Start of Record excerpts

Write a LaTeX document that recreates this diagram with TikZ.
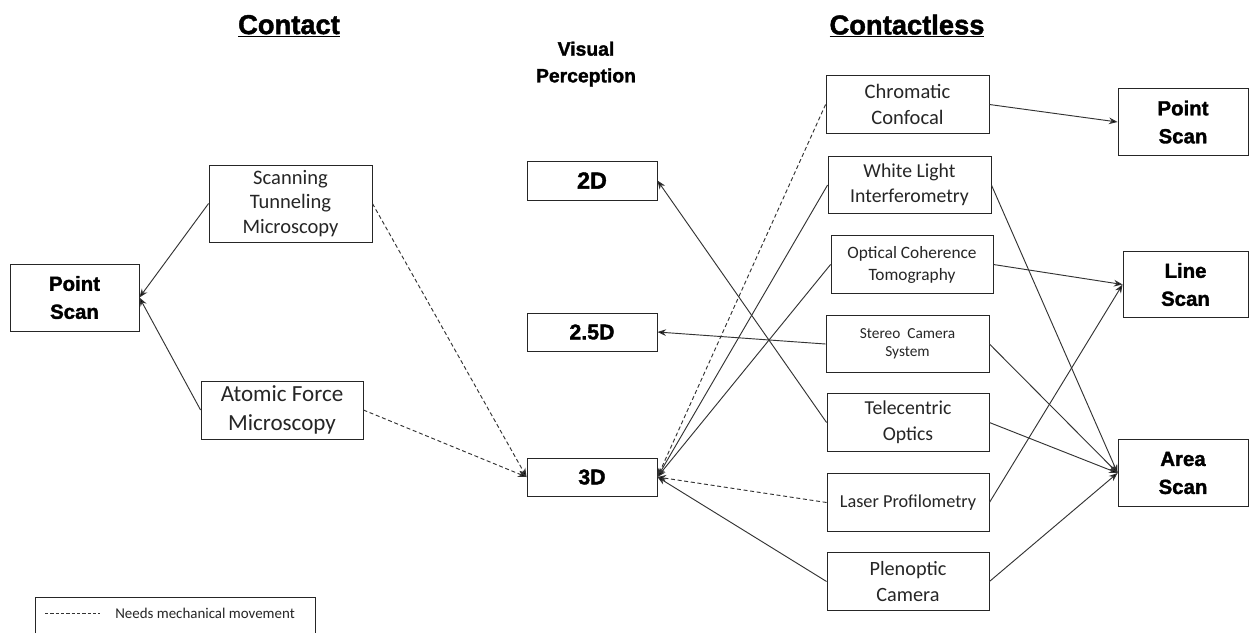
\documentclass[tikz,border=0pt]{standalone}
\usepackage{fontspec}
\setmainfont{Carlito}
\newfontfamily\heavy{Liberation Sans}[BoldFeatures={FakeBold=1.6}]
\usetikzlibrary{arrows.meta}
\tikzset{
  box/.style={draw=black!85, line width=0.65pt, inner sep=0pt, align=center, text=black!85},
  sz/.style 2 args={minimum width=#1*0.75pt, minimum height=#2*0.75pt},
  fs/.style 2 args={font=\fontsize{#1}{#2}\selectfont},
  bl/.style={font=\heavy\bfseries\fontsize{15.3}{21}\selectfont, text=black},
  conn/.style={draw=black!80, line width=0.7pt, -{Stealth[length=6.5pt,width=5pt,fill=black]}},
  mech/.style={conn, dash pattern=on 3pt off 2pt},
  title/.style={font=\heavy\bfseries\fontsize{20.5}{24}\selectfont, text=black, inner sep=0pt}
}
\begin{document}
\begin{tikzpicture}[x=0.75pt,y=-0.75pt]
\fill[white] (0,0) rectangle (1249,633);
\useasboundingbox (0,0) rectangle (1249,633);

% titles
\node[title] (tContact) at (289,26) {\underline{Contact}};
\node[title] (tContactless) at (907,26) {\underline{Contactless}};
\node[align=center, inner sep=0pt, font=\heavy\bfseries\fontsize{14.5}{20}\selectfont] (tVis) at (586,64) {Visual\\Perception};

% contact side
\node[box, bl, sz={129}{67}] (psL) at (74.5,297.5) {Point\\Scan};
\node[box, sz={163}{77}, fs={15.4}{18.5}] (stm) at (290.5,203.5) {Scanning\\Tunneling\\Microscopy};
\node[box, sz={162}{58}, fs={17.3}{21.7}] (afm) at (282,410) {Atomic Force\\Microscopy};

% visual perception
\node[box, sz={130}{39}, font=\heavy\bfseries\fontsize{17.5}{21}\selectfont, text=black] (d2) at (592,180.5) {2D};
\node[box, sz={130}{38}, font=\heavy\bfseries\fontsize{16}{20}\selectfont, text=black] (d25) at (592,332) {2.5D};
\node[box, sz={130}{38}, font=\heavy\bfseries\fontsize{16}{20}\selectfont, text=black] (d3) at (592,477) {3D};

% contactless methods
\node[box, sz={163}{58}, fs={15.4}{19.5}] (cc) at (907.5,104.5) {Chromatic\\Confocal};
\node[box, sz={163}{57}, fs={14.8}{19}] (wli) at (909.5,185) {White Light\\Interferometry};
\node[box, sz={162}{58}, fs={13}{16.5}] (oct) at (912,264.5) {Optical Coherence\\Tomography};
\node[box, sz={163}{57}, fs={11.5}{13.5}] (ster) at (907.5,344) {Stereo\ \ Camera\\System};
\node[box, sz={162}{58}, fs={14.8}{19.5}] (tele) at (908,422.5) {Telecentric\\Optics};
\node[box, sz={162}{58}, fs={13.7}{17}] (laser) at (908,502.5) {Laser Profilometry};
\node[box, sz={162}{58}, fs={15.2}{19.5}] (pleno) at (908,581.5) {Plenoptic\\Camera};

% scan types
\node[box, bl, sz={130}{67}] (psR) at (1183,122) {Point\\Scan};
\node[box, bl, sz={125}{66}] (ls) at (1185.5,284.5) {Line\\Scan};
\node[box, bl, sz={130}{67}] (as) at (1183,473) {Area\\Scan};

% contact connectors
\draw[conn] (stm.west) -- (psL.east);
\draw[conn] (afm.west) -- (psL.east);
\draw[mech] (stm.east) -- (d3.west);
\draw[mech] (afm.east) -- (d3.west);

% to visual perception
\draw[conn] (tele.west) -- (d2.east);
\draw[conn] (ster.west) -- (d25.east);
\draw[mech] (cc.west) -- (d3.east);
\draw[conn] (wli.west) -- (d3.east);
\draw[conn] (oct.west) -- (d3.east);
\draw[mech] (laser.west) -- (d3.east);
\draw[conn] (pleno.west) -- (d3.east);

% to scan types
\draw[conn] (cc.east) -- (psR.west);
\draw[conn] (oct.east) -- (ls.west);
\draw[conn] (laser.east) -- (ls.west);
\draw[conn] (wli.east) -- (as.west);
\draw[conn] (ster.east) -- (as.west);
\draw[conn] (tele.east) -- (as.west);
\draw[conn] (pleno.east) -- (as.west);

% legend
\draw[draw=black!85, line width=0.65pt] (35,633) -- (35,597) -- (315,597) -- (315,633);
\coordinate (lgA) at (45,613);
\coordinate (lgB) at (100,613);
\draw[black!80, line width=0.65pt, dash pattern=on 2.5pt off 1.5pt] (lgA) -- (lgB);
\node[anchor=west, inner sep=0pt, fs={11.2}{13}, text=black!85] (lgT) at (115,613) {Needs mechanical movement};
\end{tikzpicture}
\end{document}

End of Record excerpts
Start of Record excerpts

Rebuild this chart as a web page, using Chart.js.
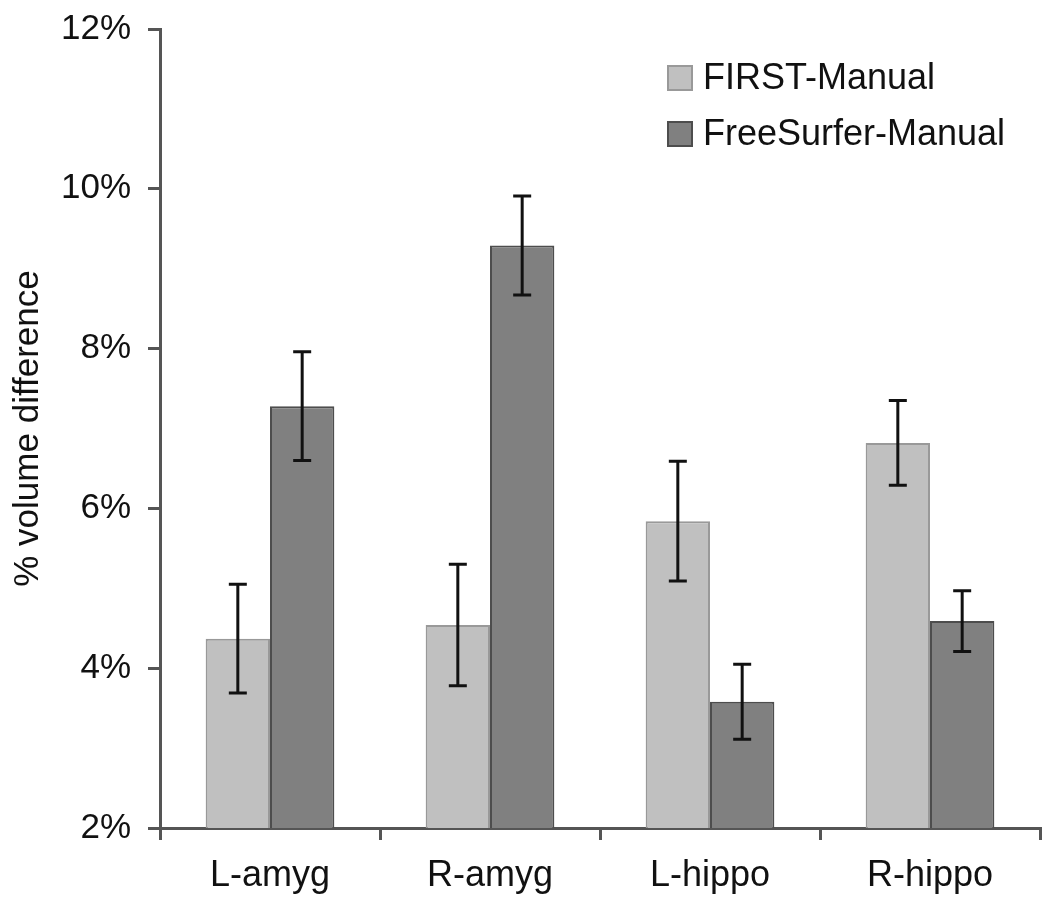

End of Record excerpts

__Directions for this task__:
From the records above, give again only the part that opens with the line containing "Write a LaTeX" and closes with the line containing "(tVis) at (586,64)". Keep both ends but drop the pictures.

__Answer to this problem__:
Write a LaTeX document that recreates this diagram with TikZ.
\documentclass[tikz,border=0pt]{standalone}
\usepackage{fontspec}
\setmainfont{Carlito}
\newfontfamily\heavy{Liberation Sans}[BoldFeatures={FakeBold=1.6}]
\usetikzlibrary{arrows.meta}
\tikzset{
  box/.style={draw=black!85, line width=0.65pt, inner sep=0pt, align=center, text=black!85},
  sz/.style 2 args={minimum width=#1*0.75pt, minimum height=#2*0.75pt},
  fs/.style 2 args={font=\fontsize{#1}{#2}\selectfont},
  bl/.style={font=\heavy\bfseries\fontsize{15.3}{21}\selectfont, text=black},
  conn/.style={draw=black!80, line width=0.7pt, -{Stealth[length=6.5pt,width=5pt,fill=black]}},
  mech/.style={conn, dash pattern=on 3pt off 2pt},
  title/.style={font=\heavy\bfseries\fontsize{20.5}{24}\selectfont, text=black, inner sep=0pt}
}
\begin{document}
\begin{tikzpicture}[x=0.75pt,y=-0.75pt]
\fill[white] (0,0) rectangle (1249,633);
\useasboundingbox (0,0) rectangle (1249,633);

% titles
\node[title] (tContact) at (289,26) {\underline{Contact}};
\node[title] (tContactless) at (907,26) {\underline{Contactless}};
\node[align=center, inner sep=0pt, font=\heavy\bfseries\fontsize{14.5}{20}\selectfont] (tVis) at (586,64) {Visual\\Perception};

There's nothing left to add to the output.